Researchers at the European Molecular Biology Laboratory-European Bioinformatics Institute (EMBL-EBI) have discovered a viable way to store data in DNA. Molecular biologist Nick Goldman and colleague Ewan Birney, associate director of EMBL-EBI, published their paper on DNA storage in Nature in January.
There is approximately three zettabytes (3000-billion billion bytes) worth of digital information floating around in the world and a constant generation of new digital information. Thus, archiving has become somewhat of a challenge in recent times. Hard disks are expensive and require a constant supply of electricity, while even the best ‘no-power’ archiving materials such as magnetic tape degrade within a decade.
DNA can last for tens of thousands of years. Therefore, this new method of storage makes it possible to store at least 100-million hours of high-definition video in about a cup of DNA for extremely long periods of time. “We already know that DNA is a robust way to store information because we can extract it from the bones of woolly mammoths, which date back tens of thousands of years, and make sense of it,” explains Goldman.
The major hurdle in DNA storage has been in writing it. Firstly, using current methods, it is only possible to manufacture short segments of DNA at a time. Secondly, both writing and reading DNA are prone to errors.
“We knew we needed to make a code using only short strings of DNA, and to do it in such a way that created a run of the same letter would be impossible. So we figured, let’s break up the code into lots of overlapping fragments going in both directions, with indexing information showing where each fragment belongs in the overall code, and make a coding scheme that doesn’t allow repeats.
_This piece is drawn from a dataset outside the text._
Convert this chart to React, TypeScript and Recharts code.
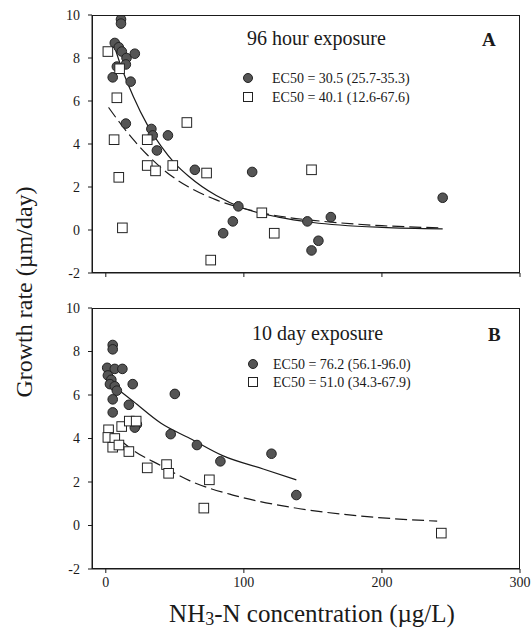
import React from 'react'
import { ComposedChart, Scatter, Line, XAxis, YAxis } from 'recharts'

// Panel A: 96 hour exposure
const a96Dots = [
  { x: 11, y: 9.8 }, { x: 11, y: 9.6 }, { x: 6.5, y: 8.7 }, { x: 9.4, y: 8.5 }, { x: 11.6, y: 8.3 },
  { x: 15, y: 8.0 }, { x: 21, y: 8.2 }, { x: 8, y: 7.6 }, { x: 14.5, y: 7.7 }, { x: 5, y: 7.1 },
  { x: 18, y: 6.9 }, { x: 14.5, y: 4.95 }, { x: 33, y: 4.7 }, { x: 34, y: 4.4 }, { x: 45, y: 4.4 },
  { x: 37, y: 3.7 }, { x: 64.5, y: 2.8 }, { x: 106, y: 2.7 }, { x: 96, y: 1.1 }, { x: 92, y: 0.4 },
  { x: 85, y: -0.15 }, { x: 146, y: 0.4 }, { x: 163, y: 0.6 }, { x: 154, y: -0.5 }, { x: 149, y: -0.95 },
  { x: 244, y: 1.5 },
]
const a96Squares = [
  { x: 1.5, y: 8.3 }, { x: 10, y: 7.5 }, { x: 8, y: 6.15 }, { x: 58.7, y: 5.0 }, { x: 6, y: 4.2 },
  { x: 30, y: 4.2 }, { x: 30, y: 3.0 }, { x: 36, y: 2.75 }, { x: 48.5, y: 3.0 }, { x: 73, y: 2.65 },
  { x: 9.4, y: 2.45 }, { x: 12, y: 0.1 }, { x: 149, y: 2.8 }, { x: 113, y: 0.8 }, { x: 122, y: -0.15 },
  { x: 76, y: -1.4 },
]
const a96FitSolid = [
  { x: 5, y: 8.8 }, { x: 10, y: 7.8 }, { x: 20, y: 6.2 }, { x: 30, y: 4.9 }, { x: 40, y: 3.9 },
  { x: 50, y: 3.1 }, { x: 60, y: 2.5 }, { x: 80, y: 1.6 }, { x: 100, y: 1.0 }, { x: 125, y: 0.6 },
  { x: 150, y: 0.35 }, { x: 200, y: 0.12 }, { x: 244, y: 0.05 },
]
const a96FitDash = [
  { x: 2, y: 5.7 }, { x: 10, y: 5.0 }, { x: 20, y: 4.2 }, { x: 30, y: 3.5 }, { x: 40, y: 2.9 },
  { x: 50, y: 2.4 }, { x: 60, y: 2.0 }, { x: 80, y: 1.4 }, { x: 100, y: 1.0 }, { x: 125, y: 0.65 },
  { x: 150, y: 0.45 }, { x: 200, y: 0.2 }, { x: 244, y: 0.1 },
]

// Panel B: 10 day exposure
const d10Dots = [
  { x: 5, y: 8.3 }, { x: 5, y: 8.1 }, { x: 1, y: 7.25 }, { x: 6.5, y: 7.2 }, { x: 12, y: 7.2 },
  { x: 1.5, y: 6.9 }, { x: 4, y: 6.7 }, { x: 3, y: 6.5 }, { x: 6.5, y: 6.4 }, { x: 8, y: 6.2 },
  { x: 19.5, y: 6.5 }, { x: 5, y: 5.8 }, { x: 16.7, y: 5.55 }, { x: 5, y: 5.2 }, { x: 22.5, y: 4.65 },
  { x: 21, y: 4.5 }, { x: 50, y: 6.05 }, { x: 47, y: 4.2 }, { x: 66, y: 3.7 }, { x: 83, y: 2.95 },
  { x: 120, y: 3.3 }, { x: 138, y: 1.4 },
]
const d10Squares = [
  { x: 2, y: 4.4 }, { x: 11.5, y: 4.55 }, { x: 17, y: 4.8 }, { x: 22, y: 4.8 }, { x: 1.5, y: 4.05 },
  { x: 6.5, y: 4.0 }, { x: 5, y: 3.6 }, { x: 9.5, y: 3.7 }, { x: 16.7, y: 3.4 }, { x: 30, y: 2.65 },
  { x: 44, y: 2.8 }, { x: 45.5, y: 2.4 }, { x: 75, y: 2.1 }, { x: 71, y: 0.8 }, { x: 243, y: -0.35 },
]
const d10FitSolid = [
  { x: 8, y: 6.3 }, { x: 20, y: 5.7 }, { x: 40, y: 4.7 }, { x: 61, y: 4.0 }, { x: 85, y: 3.2 },
  { x: 114, y: 2.6 }, { x: 138, y: 2.1 },
]
const d10FitDash = [
  { x: 2, y: 4.4 }, { x: 20, y: 3.45 }, { x: 40, y: 2.75 }, { x: 61, y: 2.05 }, { x: 92, y: 1.4 },
  { x: 133, y: 0.85 }, { x: 182, y: 0.45 }, { x: 240, y: 0.2 },
]

const yTicks = [-2, 0, 2, 4, 6, 8, 10]
const xTicks = [0, 100, 200, 300]

const legendA = ['EC50 = 30.5 (25.7-35.3)', 'EC50 = 40.1 (12.6-67.6)']
const legendB = ['EC50 = 76.2 (56.1-96.0)', 'EC50 = 51.0 (34.3-67.9)']

const SERIF = '"Liberation Serif", "DejaVu Serif", serif'
const INK = '#1a1a1a'

// layout of the two plot boxes (pixels)
const W = 532
const PLOT_LEFT = 92
const PLOT_RIGHT = 520
const A_TOP = 15, A_H = 290, A_XAXIS = 17
const B_OFFSET = 290, B_TOP = 18, B_H = 343, B_XAXIS = 64

const Dot = (props: any) => {
  const { cx, cy } = props
  if (cx == null || cy == null) return null
  return <circle cx={cx} cy={cy} r={4.8} fill="#555" stroke="#222" strokeWidth={1} />
}

const Square = (props: any) => {
  const { cx, cy } = props
  if (cx == null || cy == null) return null
  return <rect x={cx - 4.8} y={cy - 4.8} width={9.6} height={9.6} fill="#fff" stroke="#222" strokeWidth={1} />
}

function PanelLegend({ title, letter, items, x, titleY, letterX, rowY, rowGap, textX }: any) {
  return (
    <g fontFamily={SERIF} fill={INK}>
      <text x={x} y={titleY} fontSize={20}>{title}</text>
      <text x={letterX} y={titleY + 1} fontSize={19} fontWeight="bold">{letter}</text>
      {items.map((t: string, i: number) => {
        const cy = rowY + i * rowGap
        return (
          <g key={t}>
            {i === 0
              ? <circle cx={x + 1} cy={cy} r={4.5} fill="#555" stroke="#222" />
              : <rect x={x - 3.5} y={cy - 4.5} width={9} height={9} fill="#fff" stroke="#222" />}
            <text x={textX} y={cy + 5} fontSize={14}>{t}</text>
          </g>
        )
      })}
    </g>
  )
}

function Panel({ dots, squares, solid, dash, height, top, bottom, showXLabels }: any) {
  return (
    <ComposedChart width={W} height={height} margin={{ top, right: W - PLOT_RIGHT, bottom: 0, left: 0 }}>
      <XAxis
        dataKey="x"
        type="number"
        domain={[-10, 300]}
        ticks={xTicks}
        allowDataOverflow
        height={bottom}
        stroke={INK}
        tickSize={4}
        tickMargin={4}
        tick={{ fill: INK, fontSize: 14, fontFamily: SERIF }}
        tickFormatter={(v: number) => (showXLabels ? String(v) : '')}
      />
      <YAxis
        dataKey="y"
        type="number"
        domain={[-2, 10]}
        ticks={yTicks}
        allowDataOverflow
        width={PLOT_LEFT}
        stroke={INK}
        tickSize={4}
        tickMargin={8}
        tick={{ fill: INK, fontSize: 14, fontFamily: SERIF }}
      />
      <Line data={solid} dataKey="y" type="monotone" stroke={INK} strokeWidth={1.2} dot={false} isAnimationActive={false} />
      <Line data={dash} dataKey="y" type="monotone" stroke={INK} strokeWidth={1.2} strokeDasharray="12 5" dot={false} isAnimationActive={false} />
      <Scatter data={dots} dataKey="y" shape={Dot} isAnimationActive={false} />
      <Scatter data={squares} dataKey="y" shape={Square} isAnimationActive={false} />
    </ComposedChart>
  )
}

export default function App() {
  const boxes = [
    { y: A_TOP, h: A_H - A_XAXIS - A_TOP },
    { y: B_OFFSET + B_TOP, h: B_H - B_XAXIS - B_TOP },
  ]
  return (
    <div style={{ position: 'absolute', left: 0, top: 0, width: W, height: 633, background: '#fff', fontFamily: SERIF }}>
      <div style={{ position: 'absolute', left: 0, top: 0 }}>
        <Panel dots={a96Dots} squares={a96Squares} solid={a96FitSolid} dash={a96FitDash}
          height={A_H} top={A_TOP} bottom={A_XAXIS} showXLabels={false} />
      </div>
      <div style={{ position: 'absolute', left: 0, top: B_OFFSET }}>
        <Panel dots={d10Dots} squares={d10Squares} solid={d10FitSolid} dash={d10FitDash}
          height={B_H} top={B_TOP} bottom={B_XAXIS} showXLabels={true} />
      </div>
      <svg width={W} height={633} style={{ position: 'absolute', left: 0, top: 0, pointerEvents: 'none' }}>
        {boxes.map((b) => (
          <rect key={b.y} x={PLOT_LEFT + 0.5} y={b.y + 0.5} width={PLOT_RIGHT - PLOT_LEFT - 1} height={b.h - 1}
            fill="none" stroke={INK} strokeWidth={1} />
        ))}
        <PanelLegend title="96 hour exposure" letter="A" items={legendA}
          x={247} titleY={45} letterX={482} rowY={78} rowGap={19} textX={272} />
        <PanelLegend title="10 day exposure" letter="B" items={legendB}
          x={252} titleY={340} letterX={488} rowY={364} rowGap={18} textX={273} />
        <text x={24} y={292} transform="rotate(-90 24 292)" textAnchor="middle" dominantBaseline="central"
          fontFamily={SERIF} fontSize={24} fill={INK}>
          Growth rate (µm/day)
        </text>
        <text x={312} y={622} textAnchor="middle" fontFamily={SERIF} fontSize={25} fill={INK}>
          NH<tspan fontSize={18} dy={3}>3</tspan><tspan dy={-3}>-N concentration (µg/L)</tspan>
        </text>
      </svg>
    </div>
  )
}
That way, you would have to have the same error on four different fragments for it to fail,” says Birney.
California-based company Agilent Technologies volunteered to help Goldman and Birney to synthesise various pieces of DNA including an mp3 of Martin Luther King’s speech, ‘I have a dream’, a PDF of Watson and Crick’s seminal paper ‘Molecular structure of nucleic acids’ and a text file of all Shakespeare’s sonnets.
Agilent mailed the sample to the EMBL-EBI, where the researchers were able to sequence the DNA and decode the files without any errors. “We’ve created a code that’s error tolerant using a molecular form we know will last in the right conditions for 10 000 years, or possibly longer,” says Goldman.